Data from the 2012-13 school year shows that 43.2 percent of public school students (358,775) were eligible for free and reduced-price school meals. Patrick Gasper with the Department of Public Instruction says that number continues to increase.
“We have at least a ten-year trend of that percentage growing. We’re just over 43 percent statewide now and there are some districts where the population of students who are eligible for free and reduced-priced meals are pushing 80 and 90 percent. So it’s certainly something that’s been growing across Wisconsin over the years.”
The U.S. Department of Agriculture Food and Nutrition Services updates income eligibility guidelines each year for students to qualify for free or reduced-price school meals based on federal poverty levels. For this school year, kids whose annual household income is $30,615 or less for a family of four qualify for free meals.

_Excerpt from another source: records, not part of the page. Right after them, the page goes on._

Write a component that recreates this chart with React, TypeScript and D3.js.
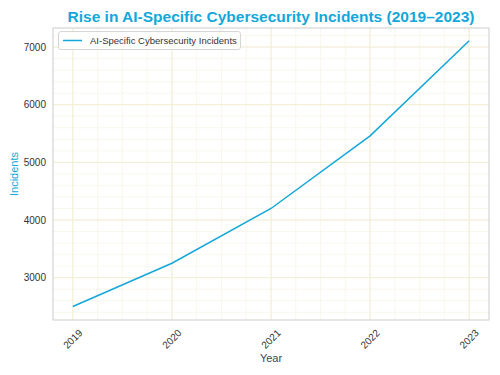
import React from "react";
import * as d3 from "d3";

const years = [2019, 2020, 2021, 2022, 2023];
const incidents = [2500, 3250, 4200, 5460, 7110];
const yTicks = [3000, 4000, 5000, 6000, 7000];
const title = "Rise in AI-Specific Cybersecurity Incidents (2019–2023)";
const seriesName = "AI-Specific Cybersecurity Incidents";

const W = 500, H = 375;
const M = { left: 53, right: 489, top: 28, bottom: 320 };
const BLUE = "#14a7da";
const FONT = "'Liberation Sans', Arial, sans-serif";

export default function App() {
  const x = d3.scaleLinear().domain([2018.8, 2023.2]).range([M.left, M.right]);
  const y = d3.scaleLinear().domain([2266, 7330]).range([M.bottom, M.top]);
  const line = d3.line<number>().x((_, i) => x(years[i])).y((d) => y(d));
  const xMinor = d3.range(2018.75, 2023.26, 0.25).filter((v) => x(v) >= M.left && x(v) <= M.right);
  const yMinor = d3.range(2400, 7400, 200).filter((v) => y(v) >= M.top && y(v) <= M.bottom);

  return (
    <svg width={W} height={H} style={{ position: "absolute", left: 0, top: 0, background: "#fff" }} fontFamily={FONT}>
      <rect x={0} y={0} width={W} height={H} fill="#fff" />
      <g>
        {xMinor.map((v, i) => (
          <line key={"xm" + i} x1={x(v)} x2={x(v)} y1={M.top} y2={M.bottom} stroke="#f7f5e8" strokeWidth={0.8} />
        ))}
        {yMinor.map((v, i) => (
          <line key={"ym" + i} x1={M.left} x2={M.right} y1={y(v)} y2={y(v)} stroke="#f7f5e8" strokeWidth={0.8} />
        ))}
        {years.map((v) => (
          <line key={"xg" + v} x1={x(v)} x2={x(v)} y1={M.top} y2={M.bottom} stroke="#f2eed4" strokeWidth={1} />
        ))}
        {yTicks.map((v) => (
          <line key={"yg" + v} x1={M.left} x2={M.right} y1={y(v)} y2={y(v)} stroke="#f2eed4" strokeWidth={1} />
        ))}
      </g>
      <path d={line(incidents) || ""} fill="none" stroke={BLUE} strokeWidth={1.5} />
      <rect x={M.left} y={M.top} width={M.right - M.left} height={M.bottom - M.top} fill="none" stroke="#cccccc" strokeWidth={1} />
      {yTicks.map((v) => (
        <text key={"yt" + v} x={M.left - 7} y={y(v)} dy="0.35em" textAnchor="end" fontSize={10} fill="#333">{v}</text>
      ))}
      {years.map((v) => (
        <text key={"xt" + v} transform={`translate(${x(v)},${339}) rotate(-45)`} textAnchor="middle" dy="0.35em" fontSize={10} fill="#333">{v}</text>
      ))}
      <text x={(M.left + M.right) / 2} y={362} textAnchor="middle" fontSize={11} fill="#34495e">Year</text>
      <text transform={`translate(18,${(M.top + M.bottom) / 2}) rotate(-90)`} textAnchor="middle" fontSize={11} fill={BLUE}>Incidents</text>
      <text x={(M.left + M.right) / 2} y={22} textAnchor="middle" fontSize={15.5} fontWeight="bold" fill={BLUE}>{title}</text>
      <g>
        <rect x={58.5} y={31.5} width={182} height={18} rx={2.5} fill="#fff" fillOpacity={0.85} stroke="#d6d6d6" strokeWidth={1} />
        <line x1={63} x2={82} y1={40.5} y2={40.5} stroke={BLUE} strokeWidth={1.5} />
        <text x={90} y={40.5} dy="0.35em" fontSize={9.5} fill="#333">{seriesName}</text>
      </g>
    </svg>
  );
}
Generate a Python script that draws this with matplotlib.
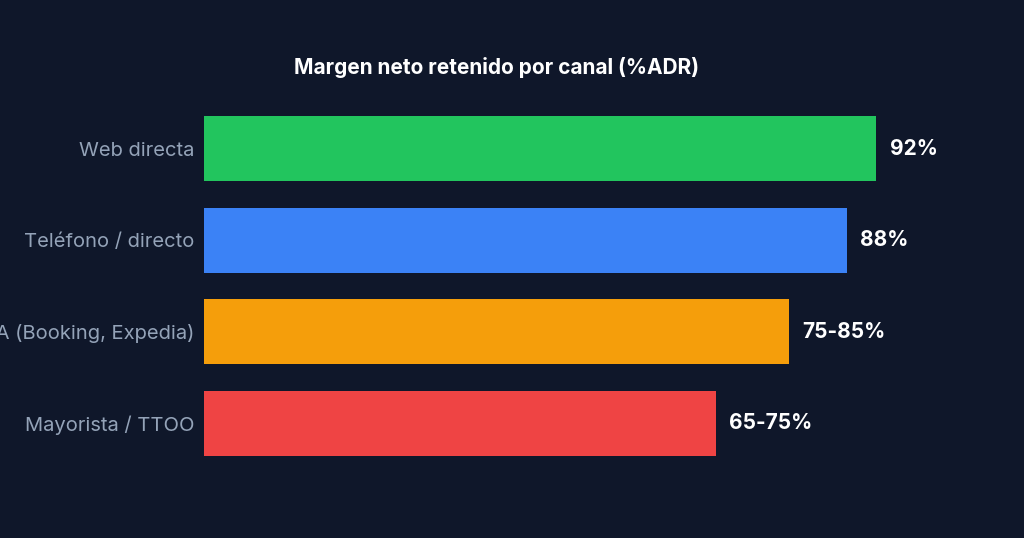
import matplotlib
matplotlib.use("Agg")
import matplotlib.pyplot as plt

channels = ["Web directa", "Teléfono / directo", "OTA (Booking, Expedia)", "Mayorista / TTOO"]
values = [92, 88, 80, 70]
value_labels = ["92%", "88%", "75-85%", "65-75%"]
colors = ["#22c55e", "#3b82f6", "#f59e0b", "#ef4444"]

BG = "#0f172a"
plt.rcParams["font.family"] = ["Inter", "Liberation Sans", "DejaVu Sans"]

fig = plt.figure(figsize=(10.24, 5.38), dpi=100, facecolor=BG)
ax = fig.add_axes([0.199, 0.128, 0.714, 0.681], facecolor=BG)

y = list(range(len(channels)))
ax.barh(y, values, height=0.71, color=colors)
for yi, v, lab in zip(y, values, value_labels):
    ax.text(v + 1.8, yi, lab, va="center", ha="left", color="white",
            fontsize=15, fontweight="bold")

ax.set_xlim(0, 100)
ax.set_ylim(len(channels) - 0.5, -0.5)
ax.set_yticks(y)
ax.set_yticklabels(channels, color="#94a3b8", fontsize=14.5)
ax.tick_params(axis="y", length=0, pad=7)
ax.set_xticks([])
for s in ax.spines.values():
    s.set_visible(False)

fig.text(497 / 1024, 1 - 68 / 538, "Margen neto retenido por canal (%ADR)",
         ha="center", va="center", color="white", fontsize=15, fontweight="bold")

fig.savefig("out.png", facecolor=BG)
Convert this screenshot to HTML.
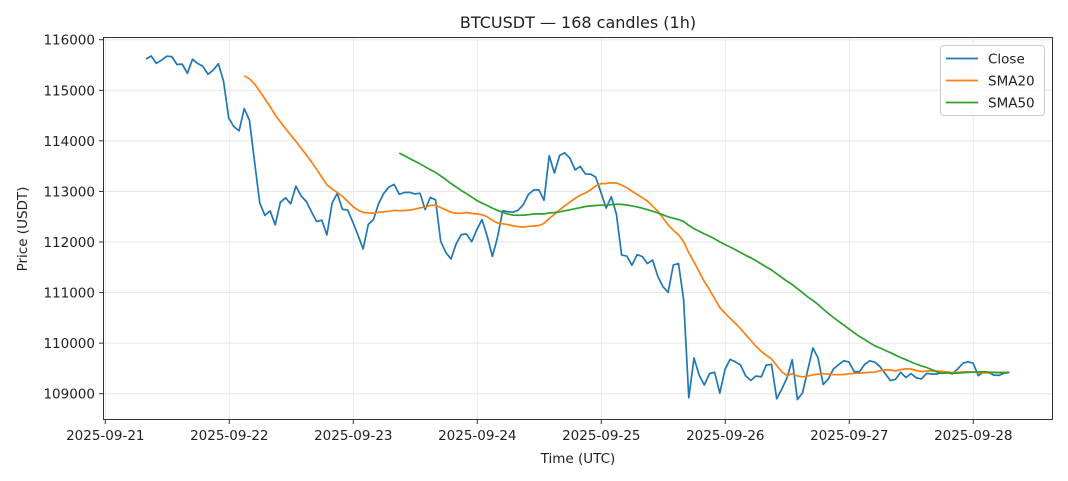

Gasper says good nutrition helps kids study. Hungry children are less likely to be eager and attentive students. “These programs exist to help students have a nutritious meal. One of the things that can prevent a kid from concentrating in a classroom is the rumbling in their stomachs. So these programs are definitely beneficial, they help kids, and they help them stay concentrating on the school work at hand.”
Applications may be submitted at any time, but they are usually provided during registration periods and at the start of the school year. Households participating in the FoodShare or W-2 programs or those with children in foster care do not need to apply for free meals, they’re already in the system.